Thursday, 28 July 2011

India Journal: What the UAE Can Teach India

By Mayank Maheshwari
For-profit schools and colleges.
The very idea of making money in a sector that is innately construed to be charitable and altruistic in India sends shivers down the backs of regulators, parents and thought-leaders in the country.
At a time when India is widely regarded as passing through a revolution in its education sector, the stubborn mind-set against private entrepreneurs benefiting from a sector that is parched for their innovative ideas and their healthy investments sounds bizarre.
Yet, despite government prepared reports underscoring the benefits of private schools over shoddy government schools, and half-hearted attempts by the government to open schools to profit-making investors, India today remains closed to those wanting to make money, pay taxes and educate its millions.
As regulators in India mull over the future of their education system and how best to prepare it for the 21st century, it would do them good to cast an eye towards the UAE, a country that is witnessing an education reformation of its own, and the investor-friendly, forward thinking policies there that have allowed the seeds of positive education reform to be sown in the country.
Like India, the UAE has been plagued by how to repair its public education system, improve teacher training standards and build scale in its higher education sector.
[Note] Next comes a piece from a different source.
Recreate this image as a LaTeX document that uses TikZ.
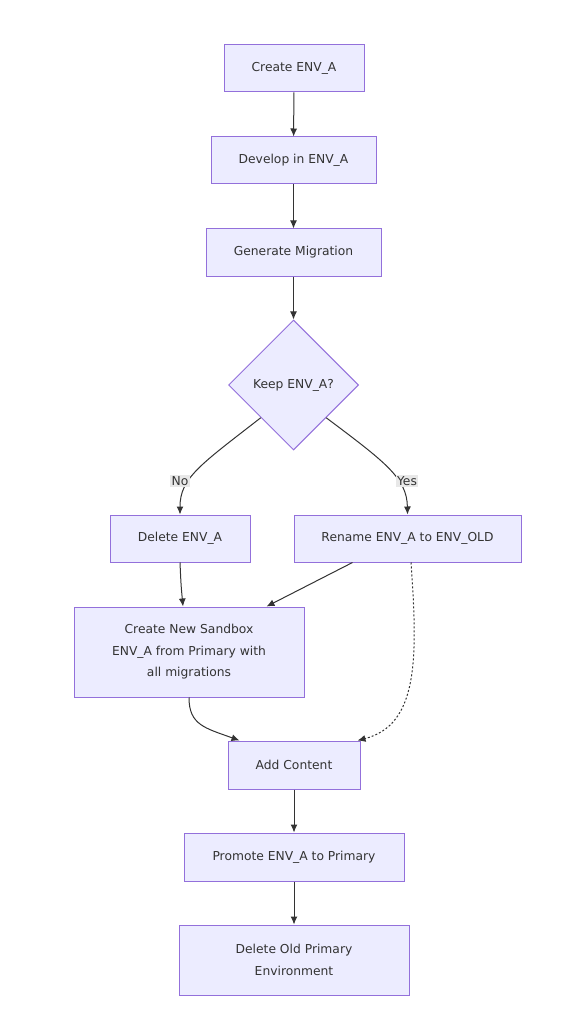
\documentclass[tikz,border=0pt]{standalone}
\usepackage{fontspec}
\setmainfont{DejaVu Sans}
\usepackage{xcolor}
\usepackage{tikz}
\usetikzlibrary{shapes.geometric,arrows.meta}
\definecolor{boxfill}{HTML}{ECECFF}
\definecolor{boxline}{HTML}{9370DB}
\definecolor{darktext}{HTML}{333333}
\definecolor{lblfill}{HTML}{E8E8E8}

\begin{document}
\begin{tikzpicture}[
    x=1pt, y=-1pt,
    font=\fontsize{12.3}{21.5}\selectfont,
    box/.style={draw=boxline, fill=boxfill, rectangle, minimum height=47pt, align=center, text=darktext, line width=1pt},
    choice/.style={draw=boxline, fill=boxfill, diamond, aspect=1, minimum width=130pt, minimum height=130pt, inner sep=0pt, align=center, text=darktext, line width=1pt},
    lbl/.style={fill=lblfill, text=darktext, inner sep=1.5pt},
    line/.style={draw=darktext, -{Latex[length=8pt,width=7pt]}, line width=1pt}
]
    \useasboundingbox (0,0) rectangle (564,1024);

    % Nodes
    \node[box, minimum width=140pt] (create) at (294,68.5) {Create ENV\_A};
    \node[box, minimum width=165pt] (develop) at (293.5,160.5) {Develop in ENV\_A};
    \node[box, minimum width=175pt] (migr) at (293.5,252.5) {Generate Migration};
    \node[choice] (keep) at (293.5,385) {Keep ENV\_A?};
    \node[box, minimum width=140pt] (del) at (180,538.5) {Delete ENV\_A};
    \node[box, minimum width=227pt] (ren) at (407.5,538.5) {Rename ENV\_A to ENV\_OLD};
    \node[box, minimum width=230pt, minimum height=90pt] (sandbox) at (189,652) {Create New Sandbox\\ENV\_A from Primary with\\all migrations};
    \node[box, minimum width=132pt, minimum height=48pt] (content) at (294,765) {Add Content};
    \node[box, minimum width=220pt, minimum height=48pt] (promote) at (294,857) {Promote ENV\_A to Primary};
    \node[box, minimum width=230pt, minimum height=70pt] (oldprim) at (294,960) {Delete Old Primary\\Environment};

    % Connections
    \draw[line] (create) -- (develop);
    \draw[line] (develop) -- (migr);
    \draw[line] (migr) -- (keep);
    \draw[line] (keep.south west) .. controls (200,465) and (180,478) .. (del.north);
    \draw[line] (keep.south east) .. controls (385,462) and (407,478) .. (ren.north);
    \draw[line] (del.south) .. controls (181,585) .. ([xshift=-6pt]sandbox.north);
    \draw[line] ([xshift=59pt]ren.south west) -- ([xshift=193pt]sandbox.north west);
    \draw[line, dash pattern=on 2pt off 2pt] ([xshift=3.5pt]ren.south) .. controls (418,660) and (418,725) .. ([xshift=-3pt]content.north east);
    \draw[line] (sandbox.south) .. controls (189,725) and (205,728) .. ([xshift=12pt]content.north west);
    \draw[line] (content) -- (promote);
    \draw[line] (promote) -- (oldprim);

    % Labels
    \node[lbl] (no) at (180,481) {No};
    \node[lbl] (yes) at (407,481) {Yes};
\end{tikzpicture}
\end{document}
Over the past few years, the government has responded to these challenges by adopting a more investor friendly policy; essentially, allowing the operation of for-profit schools and colleges alongside government run institutions, and crafting special regulations to allow foreign institutes to setup base in the country.
The idea has been to create an environment where private schools compete among themselves to provide the best possible education at the lowest cost, much like how restaurants compete to serve the tastiest food at reasonable prices. The government acts more as an enabler, setting basic standards of operation for schools and creating the necessary infrastructure needed by schools to operate.
The decision by reputed universities such as New York University and Paris’s Sorbonne to locate to the UAE, the growth in the number of schools in the country and the setting up of much needed vocational education colleges in areas such as Dubai Knowledge Village can be attributed to such investor friendly policies.
The positive effect these schools and colleges will have in educating both the local and expat population as well as in arresting a brain-drain from the UAE is sizeable.
On the other hand, India has adopted what it claims is a more child friendly policy, with the government not only disallowing profit making but also dictating terms to privately run schools’ daily operations. The recently ratified Right to Education Act, which requires private schools to enroll low-income students at highly subsidized fees is an example of such interference.
Despite being advertised as benefiting the common man, such policies are to the detriment of India’s long term aspirations as an educational powerhouse for a few reasons.
Firstly, it is no secret in India today that despite being legally coined as not-for-profit, education entrepreneurs in the country use complex structures and underhanded methods to remove a few bucks for themselves. The use of hefty capitation fees in schools and colleges in India, something many Indian expats in UAE are forced to pay for their children’s education back home, is an example of such a structure created to remove money from a system that does not legally allow profit-making.
Would it not be better to allow people who are passionate about education reform to make money legally as is the case in the UAE instead of letting cronies exploit parents through capitation fees?
Moving on, the Indian government is known to be a terrible operator of schools, with teacher absenteeism and poor infrastructure the norm in low-income areas. UNESCO ranks places India’s public education system one of the lowest in the world today. An innovative idea in the UAE to tackle a similar underperformance of public schools was to lease out a few government schools in Abu Dhabi to private, for-profit operators to manage.
Would it not be better for India as well to empower entrepreneurs to repair the messy public education system and also set up low-cost private schools?
Finally, just as it was in the UAE, parents in India are worried about high tuition fees, poor teaching quality and inferior student performance. In India’s current pseudo-socialist education system, the government is responsible for overseeing education quality, even in private schools, and sets its own benchmarks for schools to adhere to. In the UAE, where schools compete for profits, there is an automatic pressure on them to provide excellent quality education or risk losing their students to another, better performing school. Wouldn’t such a system offer India a win-win situation for schools, parents and regulators?
Despite a societal mindset against profit-making in educational institutes, India must recognize, like the UAE, that its goal of a child friendly education system is heavily reliant on how private investors and entrepreneurs are treated in the country—as empowered teachers or as bullied students.
Mayank Maheshwari is an entrepreneur and freelance writer based in Dubai, UAE. He serves as a senior committee member for the Hope Hall Foundation School in New Delhi.